The White House projects that inflation and economic growth will rise this year.


By Jim Tankersley

The Biden administration on Friday said it expected economic growth and inflation to both reach their highest levels this year since the early 1980s, revising earlier forecasts to match the reality of the continued stimulus-fueled recovery from the recession.

In its mid-session review of the administration’s initial budget forecasts, the Office of Management and Budget said it expected inflation-adjusted growth to hit 7.1 percent for the year. That’s an increase from the 5.2 percent officials projected earlier this year, before Mr. Biden’s $1.9 trillion American Rescue Plan began to increase consumer spending by delivering direct payments to households, expanded safety net benefits and aid for state and local governments.

The administration also revised up its forecasts for the Consumer Price Index inflation rate, which officials now estimate will hit 4.8 percent for the year. That is more than double the administration’s initial forecast of 2.1 percent for the year.

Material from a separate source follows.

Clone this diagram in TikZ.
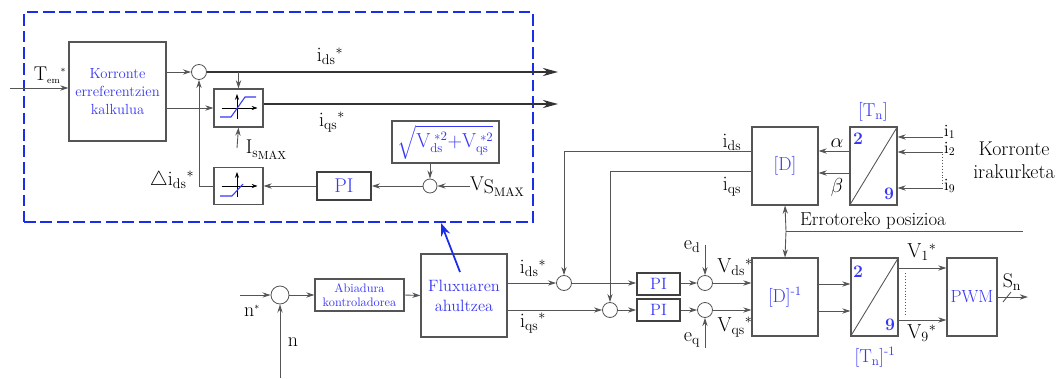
\documentclass[tikz,border=0pt]{standalone}
\usepackage{amsmath}
\usepackage{amssymb}
\usepackage{tikz}
\usetikzlibrary{arrows.meta}
\usetikzlibrary{positioning}

\definecolor{txtblue}{RGB}{55,55,245}
\definecolor{frameblue}{RGB}{25,45,235}
\definecolor{linegray}{RGB}{85,85,85}
\newcommand{\pxu}{0.03cm}
\newcommand{\sub}[1]{\mathrm{#1}}

\tikzset{
  wire/.style={draw=linegray, line width=0.75pt},
  sig/.style={wire, -{Stealth[length=7pt,width=4.5pt]}},
  bigsig/.style={wire, draw=black!80, line width=0.9pt, -{Stealth[length=13pt,width=7pt]}},
  blok/.style 2 args={draw=linegray, line width=0.9pt, inner sep=0pt,
    minimum width=#1*\pxu, minimum height=#2*\pxu, align=center},
  piblok/.style={blok={43}{22}, line width=1.4pt, draw=black!75,
    text=txtblue, font=\fontsize{14}{16}\selectfont},
  batu/.style={circle, draw=linegray, line width=0.7pt, inner sep=0pt,
    minimum size=15*\pxu},
  lbl/.style={inner sep=0pt, font=\fontsize{17}{19}\selectfont},
  blu/.style={inner sep=0pt, text=txtblue, align=center},
}

\begin{document}
\begin{tikzpicture}[x=0.03cm, y=-0.03cm]
		\useasboundingbox (0,0) rectangle (1058,378);
		
		% kanpoko markoa
		\node[draw=frameblue, line width=1.6pt, dash pattern=on 10pt off 4pt,
		  minimum width=509*\pxu, minimum height=210*\pxu] (frame) at (278.5,117) {};
		
		% goiko blokeak
		\node[blok={97}{99}, text=txtblue, font=\fontsize{12.5}{15.5}\selectfont] (kalk) at (117.5,91.5)
		  {Korronte\\erreferentzien\\kalkulua};
		\node[batu] (sum1) at (199,72) {};
		\node[blok={49}{38}] (satA) at (238.5,108) {};
		\node[blok={49}{37}] (satB) at (238.5,186) {};
		\node[blok={54}{28}, line width=1.4pt, draw=black!75, text=txtblue,
		  font=\fontsize{17}{19}\selectfont] (piA) at (344,186) {PI};
		\node[blok={107}{42}, text=txtblue, font=\fontsize{16}{18}\selectfont] (sqrt) at (445.5,142)
		  {$\sqrt{\sub{V}_{\sub{ds}}^{\;*2}{+}\sub{V}_{\sub{qs}}^{\;*2}}$};
		\node[batu, minimum size=14*\pxu] (sum2) at (430,186) {};
		
		% saturazioak
		\foreach \s in {satA,satB} {
		  \begin{scope}[shift={(\s.center)}]
		    \draw[-{Stealth[length=5pt,width=3.5pt]}, line width=0.6pt] (-17,0) -- (19,0);
		    \draw[-{Stealth[length=5pt,width=3.5pt]}, line width=0.6pt] (-1.5,11) -- (-1.5,-14);
		  \end{scope}
		}
		\draw[txtblue, line width=0.9pt] ([shift={(-18.5*\pxu,-9*\pxu)}]satA.center) -- ++(11,0) -- ++(14,-20) -- ++(11,0);
		\draw[txtblue, line width=0.9pt] ([shift={(-18.5*\pxu,-10*\pxu)}]satB.center) -- ++(12,0) -- ++(11,-12);
		
		\coordinate (temin) at (10,88);
		\coordinate (idsout) at (558,72);
		\coordinate (iqsout) at (558,104);
		\coordinate (ismax) at (237,148);
		\coordinate (vsin) at (470,186);
		
		\draw[sig] (temin) -- (temin -| kalk.west);
		\draw[sig] (kalk.east |- sum1) -- (sum1.west);
		\draw[bigsig] (sum1.east) -- (idsout);
		\draw[sig] (kalk.east |- satA) -- (satA.west);
		\draw[bigsig] (satA.east |- iqsout) -- (iqsout);
		\draw[sig] (satA.north |- sum1) -- (satA.north);
		\draw[sig] (ismax) -- (satA.south);
		\draw[sig] (satB.west) -| (sum1.south);
		\draw[sig] (piA.west) -- (satB.east);
		\draw[sig] (sum2.west) -- (piA.east);
		\draw[sig] (sqrt.south -| sum2) -- (sum2.north);
		\draw[sig] (vsin) -- (sum2.east);
		
		\node[lbl] at (50,75) {T$_{\scriptscriptstyle\sub{em}}{}^{\scriptscriptstyle *}$};
		\node[lbl] at (330,56) {$\sub{i}_{\sub{ds}}{}^{*}$};
		\node[lbl] at (332,122) {$\sub{i}_{\sub{qs}}{}^{*}$};
		\node[lbl] at (266,150) {I\raisebox{-3pt}{\fontsize{12}{12}\selectfont s\raisebox{-2pt}{\fontsize{10}{10}\selectfont MAX}}};
		\node[lbl] at (172,180) {$\triangle\sub{i}_{\sub{ds}}{}^{*}$};
		\node[lbl] at (497,187) {V\raisebox{-2pt}{S\raisebox{-3pt}{\fontsize{10.5}{10.5}\selectfont MAX}}};
		
		% beheko blokeak
		\node[batu, minimum size=18*\pxu] (sumN) at (280,295) {};
		\node[blok={89}{32}, text=txtblue, font=\fontsize{10.5}{12.5}\selectfont] (abiad) at (359.5,295)
		  {Abiadura\\kontroladorea};
		\node[blok={86}{83}, text=txtblue, font=\fontsize{14}{17}\selectfont] (flux) at (464,295.5)
		  {Fluxuaren\\ahultzea};
		\node[batu] (sum3) at (564,283) {};
		\node[batu] (sum4) at (610,310) {};
		\node[piblok] (pid) at (658.5,284) {PI};
		\node[piblok] (piq) at (658.5,310) {PI};
		\node[batu] (sum5) at (705,283) {};
		\node[batu] (sum6) at (705,310) {};
		\node[blok={66}{78}, text=txtblue, font=\fontsize{16}{18}\selectfont] (D) at (785,166) {[D]};
		\node[blok={47}{78}] (Tn) at (873.5,166) {};
		\node[blok={66}{78}, text=txtblue, font=\fontsize{16}{18}\selectfont] (Dinv) at (785,297) {[D]$^{\text{-}1}$};
		\node[blok={47}{78}] (Tninv) at (874.5,297) {};
		\node[blok={50}{78}, text=txtblue, font=\fontsize{15}{17}\selectfont] (pwm) at (972,297) {PWM};
		
		\draw[wire] (Tn.south west) -- (Tn.north east);
		\draw[wire] (Tninv.south west) -- (Tninv.north east);
		\node[blu, font=\fontsize{15}{17}\bfseries\selectfont] at (858,139) {2};
		\node[blu, font=\fontsize{15}{17}\bfseries\selectfont] at (889,194) {9};
		\node[blu, font=\fontsize{15}{17}\bfseries\selectfont] at (858,272) {2};
		\node[blu, font=\fontsize{15}{17}\bfseries\selectfont] at (890,325) {9};
		
		% blue gezia
		\coordinate (fluxin) at (460,272);
		\coordinate (framein) at (441,223);
		\draw[frameblue, line width=1.5pt, -{Stealth[length=11pt,width=8pt]}] (fluxin) -- (framein);
		
		\coordinate (nref) at (240,295);
		\coordinate (nfb) at (280,378);
		\coordinate (idsfb) at (752,151);
		\coordinate (iqsfb) at (752,171);
		\coordinate (iA) at (943,137);
		\coordinate (iB) at (943,152);
		\coordinate (iC) at (943,188);
		\coordinate (rotj) at (786,231);
		\coordinate (rotend) at (1023,231);
		\coordinate (edin) at (705,245);
		\coordinate (eqin) at (705,348);
		\coordinate (snout) at (1028,297);
		
		\draw[sig] (nref) -- (sumN.west);
		\draw[sig] (nfb) -- (sumN.south);
		\draw[sig] (sumN.east) -- (abiad.west);
		\draw[sig] (abiad.east) -- (flux.west);
		\draw[sig] (flux.east |- sum3) -- (sum3.west);
		\draw[sig] (flux.east |- sum4) -- (sum4.west);
		\draw[sig] (idsfb) -| (sum3.north);
		\draw[sig] (iqsfb) -| (sum4.north);
		\draw[sig] (sum3.east) -- (pid.west |- sum3);
		\draw[sig] (sum4.east) -- (piq.west |- sum4);
		\draw[sig] (pid.east |- sum5) -- (sum5.west);
		\draw[sig] (piq.east |- sum6) -- (sum6.west);
		\draw[sig] (edin) -- (sum5.north);
		\draw[sig] (eqin) -- (sum6.south);
		\draw[sig] (sum5.east) -- (sum5 -| Dinv.west);
		\draw[sig] (sum6.east) -- (sum6 -| Dinv.west);
		\draw[sig] ([yshift=-14*\pxu]Dinv.east) -- ([yshift=-14*\pxu]Tninv.west);
		\draw[sig] ([yshift=13*\pxu]Dinv.east) -- ([yshift=13*\pxu]Tninv.west);
		\draw[sig] ([yshift=29*\pxu]Tninv.east) -- ([yshift=29*\pxu]pwm.west);
		\draw[sig] ([yshift=-23*\pxu]Tninv.east) -- ([yshift=-23*\pxu]pwm.west);
		\draw[linegray, dotted, line width=0.5pt] (905,273) -- (905,315);
		\draw[sig] (pwm.east) -- (snout);
		\draw[wire] (1003,302) -- (1011,292);
		
		\draw[sig] ([yshift=15*\pxu]Tn.west) -- ([yshift=15*\pxu]D.east);
		\draw[sig] ([yshift=-7*\pxu]Tn.west) -- ([yshift=-7*\pxu]D.east);
		\draw[sig] (iA) -- (iA -| Tn.east);
		\draw[sig] (iB) -- (iB -| Tn.east);
		\draw[sig] (iC) -- (iC -| Tn.east);
		\draw[linegray, dotted, line width=0.5pt] (942,154) -- (942,186);
		\draw[sig] (rotj) -- (D.south);
		\draw[sig] (rotj) -- (Dinv.north);
		\draw[wire] (rotj) -- (rotend);
		
		\node[lbl] at (252,311) {n$^{\scriptscriptstyle *}$};
		\node[lbl] at (293,342) {n};
		\node[lbl] at (533,268) {$\sub{i}_{\sub{ds}}{}^{*}$};
		\node[lbl] at (533,323) {$\sub{i}_{\sub{qs}}{}^{*}$};
		\node[lbl] at (732,142) {$\sub{i}_{\sub{ds}}$};
		\node[lbl] at (732,187) {$\sub{i}_{\sub{qs}}$};
		\node[lbl] at (837,143) {$\alpha$};
		\node[lbl] at (837,187) {$\beta$};
		\node[blu, font=\fontsize{16}{18}\selectfont] at (873,112) {[T$_{\sub{n}}$]};
		\node[lbl, anchor=west, font=\fontsize{14}{16}\selectfont] at (944,132) {$\sub{i}_1$};
		\node[lbl, anchor=west, font=\fontsize{14}{16}\selectfont] at (944,149) {$\sub{i}_2$};
		\node[lbl, anchor=west, font=\fontsize{14}{16}\selectfont] at (944,186) {$\sub{i}_9$};
		\node[lbl, align=center, font=\fontsize{17}{20}\selectfont] at (1014,160) {Korronte\\irakurketa};
		\node[lbl, font=\fontsize{16}{18}\selectfont] at (873,221) {Errotoreko posizioa};
		\node[lbl] at (692,247) {$\sub{e}_{\sub{d}}$};
		\node[lbl] at (692,340) {$\sub{e}_{\sub{q}}$};
		\node[lbl] at (735,267) {$\sub{V}_{\sub{ds}}{}^{*}$};
		\node[lbl] at (735,327) {$\sub{V}_{\sub{qs}}{}^{*}$};
		\node[blu, font=\fontsize{16}{18}\selectfont] at (875,357) {[T$_{\sub{n}}$]$^{\text{-}1}$};
		\node[lbl] at (922,252) {$\sub{V}_1{}^{*}$};
		\node[lbl] at (922,333) {$\sub{V}_9{}^{*}$};
		\node[lbl] at (1012,282) {S$_{\sub{n}}$};
		\end{tikzpicture}
\end{document}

Administration officials continue to insist that the surge of inflation this year is the product of pandemic-induced crimps in supply chains and will fade quickly, with the rate dropping to 2.5 percent in 2022. But their new forecast is an admission of sorts that prices have jumped higher and that the increase has lingered longer than they initially anticipated.

The increase in the growth forecast mirrors a rise in private forecasters’ expectations for the year after Mr. Biden steered his stimulus bill through Congress, though many forecasters have begun to mark down those forecasts in recent weeks as the Delta variant of the coronavirus looms over the recovery. Still, administration officials cast the growth projection, which would be the highest since the first term of President Ronald Reagan, as vindication for Mr. Biden’s policies.

“Under the President’s leadership — and thanks to the grit and resilience of the American people — our economy is getting back on track,” Shalanda Young, the acting head of the budget office, wrote in a blog post.

Officials also said they expected stronger growth for the rest of the decade than they initially forecast, assuming Congress passes an infrastructure bill and a larger spending bill meant to overhaul the federal government’s role in the economy. As a result of those policies and the uptick in growth this year, they estimate the federal debt will grow by $1.2 trillion less than initially forecast over the next 11 years.